December 20, 2021
A Mizzou Engineer is working on a way to produce sensors that could quickly detect hormone levels in ponds, lakes and rivers. Maria Fidalgo, an associate professor of civil and environmental engineering, received funding from the U.S. Geological Survey (USGS) for the work, which will begin this spring.
Specifically, Fidalgo is partnering with USGS’s Columbia Environmental Research Center to measure levels of testosterone, which can impact the growth and reproduction abilities of fish. Additionally, traces of testosterone in water can indicate larger contamination problems that harm humans and wildlife.
“USGS has advanced analytical capabilities but it’s difficult to bring samples back to the lab when you’re working with small organisms,” she said. “They also have to wait weeks for results.
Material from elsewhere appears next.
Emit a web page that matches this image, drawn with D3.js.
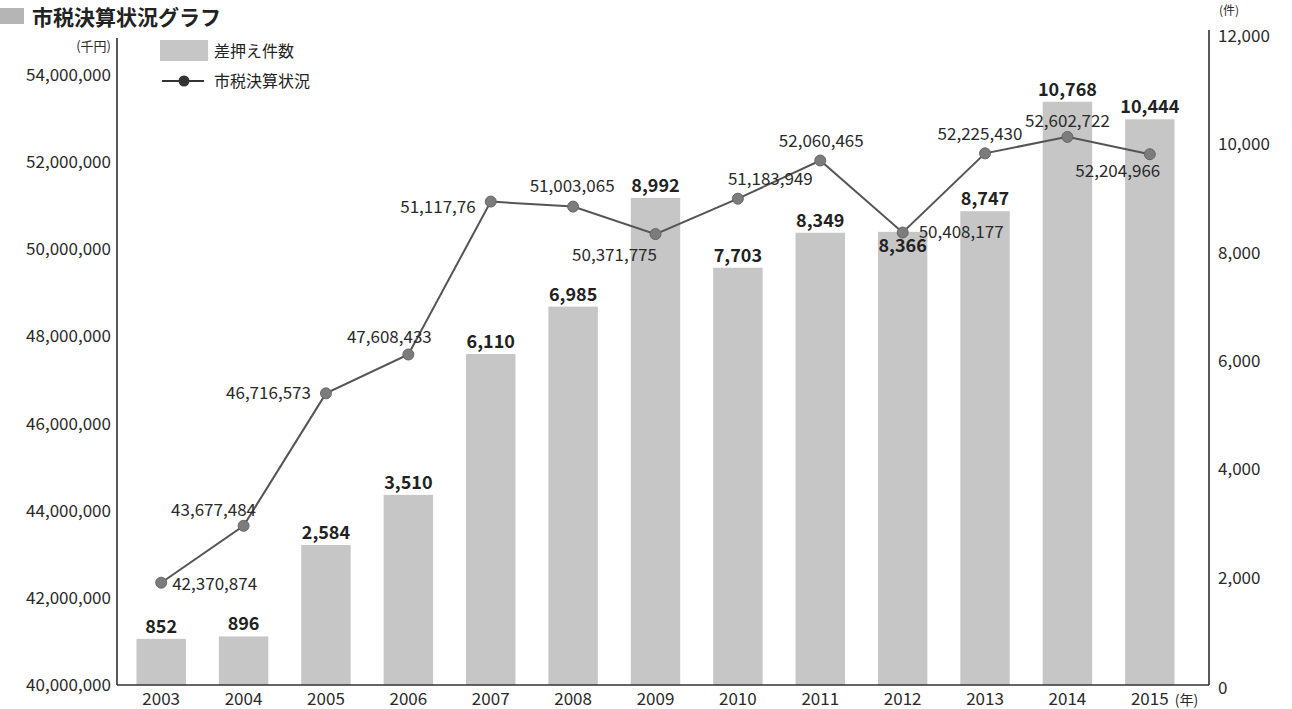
<!DOCTYPE html>
<html>
<head>
<meta charset="utf-8" />
<title>市税決算状況グラフ</title>
<script src="https://d3js.org/d3.v7.min.js"></script>
<style>
body { margin: 0; background: #fff; }
svg text { font-family: "Noto Sans CJK JP", "Noto Sans", sans-serif; fill: #222; }
.bar { fill: #c6c6c6; }
.barlabel { font-weight: bold; font-size: 18px; text-anchor: middle; }
.linelabel { font-size: 17px; fill: #2a2a2a; }
.tick { font-size: 17px; fill: #2a2a2a; }
</style>
</head>
<body>
<div id="viz"></div>
<script>
// data
var years = ["2003", "2004", "2005", "2006", "2007", "2008", "2009", "2010", "2011", "2012", "2013", "2014", "2015"];
var seizures = [852, 896, 2584, 3510, 6110, 6985, 8992, 7703, 8349, 8366, 8747, 10768, 10444];
var taxRevenue = [42370874, 43677484, 46716573, 47608433, 51117760, 51003065, 50371775, 51183949, 52060465, 50408177, 52225430, 52602722, 52204966];
var taxLabels = ["42,370,874", "43,677,484", "46,716,573", "47,608,433", "51,117,76", "51,003,065", "50,371,775", "51,183,949", "52,060,465", "50,408,177", "52,225,430", "52,602,722", "52,204,966"];
var leftTicks = [40000000, 42000000, 44000000, 46000000, 48000000, 50000000, 52000000, 54000000];
var rightTicks = [0, 2000, 4000, 6000, 8000, 10000, 12000];

// where each line label sits next to its point
var lineLabelPos = [
  {dx: 11, dy: 7, a: "start"},
  {dx: -30, dy: -10, a: "middle"},
  {dx: -15, dy: 6, a: "end"},
  {dx: -19, dy: -11, a: "middle"},
  {dx: -15, dy: 11, a: "end"},
  {dx: -1, dy: -15, a: "middle"},
  {dx: -41, dy: 27, a: "middle"},
  {dx: -10, dy: -14, a: "start"},
  {dx: 1, dy: -14, a: "middle"},
  {dx: 16, dy: 5, a: "start"},
  {dx: -5, dy: -13, a: "middle"},
  {dx: 0, dy: -10, a: "middle"},
  {dx: -32, dy: 23, a: "middle"}
];
// bar label tweak (2012 sits inside the bar)
var barLabelDy = [0, 0, 0, 0, 0, 0, 0, 0, 0, 26, 0, 0, 0];

var W = 1292, H = 709;
var left = 117, right = 1209, bottom = 685;

var svg = d3.select("#viz").append("svg")
    .attr("width", W)
    .attr("height", H);

var x = d3.scaleBand().domain(years).range([120, 1191]).paddingInner(0.4).paddingOuter(0.2);
var yL = d3.scaleLinear().domain([40000000, 54000000]).range([686, 76]);
var yR = d3.scaleLinear().domain([0, 12000]).range([bottom, 35]);

// title
svg.append("rect").attr("x", 0).attr("y", 8).attr("width", 24).attr("height", 16).attr("fill", "#b5b5b5");
svg.append("text").attr("x", 32).attr("y", 25)
    .style("font-size", "21px").style("font-weight", "bold")
    .text("市税決算状況グラフ");

// bars
svg.selectAll(".bar")
  .data(seizures)
  .enter().append("rect")
    .attr("class", "bar")
    .attr("x", function(d, i) { return x(years[i]); })
    .attr("y", function(d) { return yR(d); })
    .attr("width", x.bandwidth())
    .attr("height", function(d) { return bottom - yR(d); });

// axes lines
svg.append("line").attr("x1", left).attr("x2", left).attr("y1", 38).attr("y2", bottom)
    .attr("stroke", "#222").attr("stroke-width", 1.5);
svg.append("line").attr("x1", right).attr("x2", right).attr("y1", 30).attr("y2", bottom)
    .attr("stroke", "#222").attr("stroke-width", 1.5);
svg.append("line").attr("x1", left).attr("x2", right).attr("y1", bottom).attr("y2", bottom)
    .attr("stroke", "#333").attr("stroke-width", 1.5);

// left axis labels
svg.selectAll(".ltick")
  .data(leftTicks)
  .enter().append("text")
    .attr("class", "tick")
    .attr("x", 111)
    .attr("y", function(d) { return yL(d) - 1; })
    .attr("dy", "0.35em")
    .attr("text-anchor", "end")
    .text(d3.format(","));
svg.append("text").attr("class", "tick").attr("x", 111).attr("y", 51)
    .attr("text-anchor", "end").style("font-size", "13px").text("(千円)");

// right axis labels
svg.selectAll(".rtick")
  .data(rightTicks)
  .enter().append("text")
    .attr("class", "tick")
    .attr("x", 1218)
    .attr("y", function(d) { return d === 0 ? yR(d) + 3 : yR(d) + 1; })
    .attr("dy", "0.35em")
    .text(d3.format(","));
svg.append("text").attr("class", "tick").attr("x", 1219).attr("y", 15)
    .style("font-size", "12px").text("(件)");

// year labels
svg.selectAll(".xtick")
  .data(years)
  .enter().append("text")
    .attr("class", "tick")
    .attr("x", function(d) { return x(d) + x.bandwidth() / 2; })
    .attr("y", 705)
    .attr("text-anchor", "middle")
    .text(function(d) { return d; });
svg.append("text").attr("class", "tick")
    .attr("x", x("2015") + x.bandwidth() / 2 + 25).attr("y", 705)
    .style("font-size", "14px").text("(年)");

// bar value labels
svg.selectAll(".barlabel")
  .data(seizures)
  .enter().append("text")
    .attr("class", "barlabel")
    .attr("x", function(d, i) { return x(years[i]) + x.bandwidth() / 2; })
    .attr("y", function(d, i) { return yR(d) - 6 + barLabelDy[i]; })
    .text(d3.format(","));

// revenue line
var line = d3.line()
    .x(function(d, i) { return x(years[i]) + x.bandwidth() / 2; })
    .y(function(d) { return yL(d); });

svg.append("path")
    .datum(taxRevenue)
    .attr("d", line)
    .attr("fill", "none")
    .attr("stroke", "#555")
    .attr("stroke-width", 2);

svg.selectAll(".dot")
  .data(taxRevenue)
  .enter().append("circle")
    .attr("cx", function(d, i) { return x(years[i]) + x.bandwidth() / 2; })
    .attr("cy", function(d) { return yL(d); })
    .attr("r", 5.5)
    .attr("fill", "#7c7c7c")
    .attr("stroke", "#666");

svg.selectAll(".linelabel")
  .data(taxRevenue)
  .enter().append("text")
    .attr("class", "linelabel")
    .attr("x", function(d, i) { return x(years[i]) + x.bandwidth() / 2 + lineLabelPos[i].dx; })
    .attr("y", function(d, i) { return yL(d) + lineLabelPos[i].dy; })
    .attr("text-anchor", function(d, i) { return lineLabelPos[i].a; })
    .text(function(d, i) { return taxLabels[i]; });

// legend
var lg = svg.append("g");
lg.append("rect").attr("x", 160).attr("y", 40).attr("width", 48).attr("height", 21).attr("class", "bar");
lg.append("text").attr("x", 214).attr("y", 57).style("font-size", "16px").text("差押え件数");
lg.append("line").attr("x1", 162).attr("x2", 204).attr("y1", 81).attr("y2", 81)
    .attr("stroke", "#333").attr("stroke-width", 2);
lg.append("circle").attr("cx", 184).attr("cy", 81).attr("r", 5.5).attr("fill", "#333");
lg.append("text").attr("x", 214).attr("y", 87).style("font-size", "16px").text("市税決算状況");
</script>
</body>
</html>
We want to know whether we can have a fast tool that lets us know in the field what we are finding in terms of hormone contamination in the environment.”
With a field deployable sensor, USGS could focus resources on testing only areas where high levels of hormones are detected.
The sensors will use the same technology Fidalgo and collaborators developed to detect traces of pesticides in produce. They include porous polymer films that reflect light at different wavelengths when certain molecules — in this case testosterone — are detected. A spectrometer is then used to measure slight changes in those colors.
In the lab, Fidalgo’s team demonstrated that the sensors successfully detected minuscule levels of a certain pesticide in clean water. But picking up traces of testosterone in natural water will be trickier, she said.
“Ponds, lakes and rivers have different natural chemistries that are random as opposed to conditions in the lab where we control everything,” Fidalgo said. “For us, it’s a very interesting partnership to see whether we can advance the technology.”
During the project, her team will also study ways to manufacture the polymers and mass produce the sensors to make them a practical solution in the real world.
“Sensors work great, but the ability to manufacture them in large numbers in a reproducible manner is a huge challenge,” she said. “So this project challenges us to find a way to produce a lot of sensors while developing a better system to fabricate them to be more reliable.”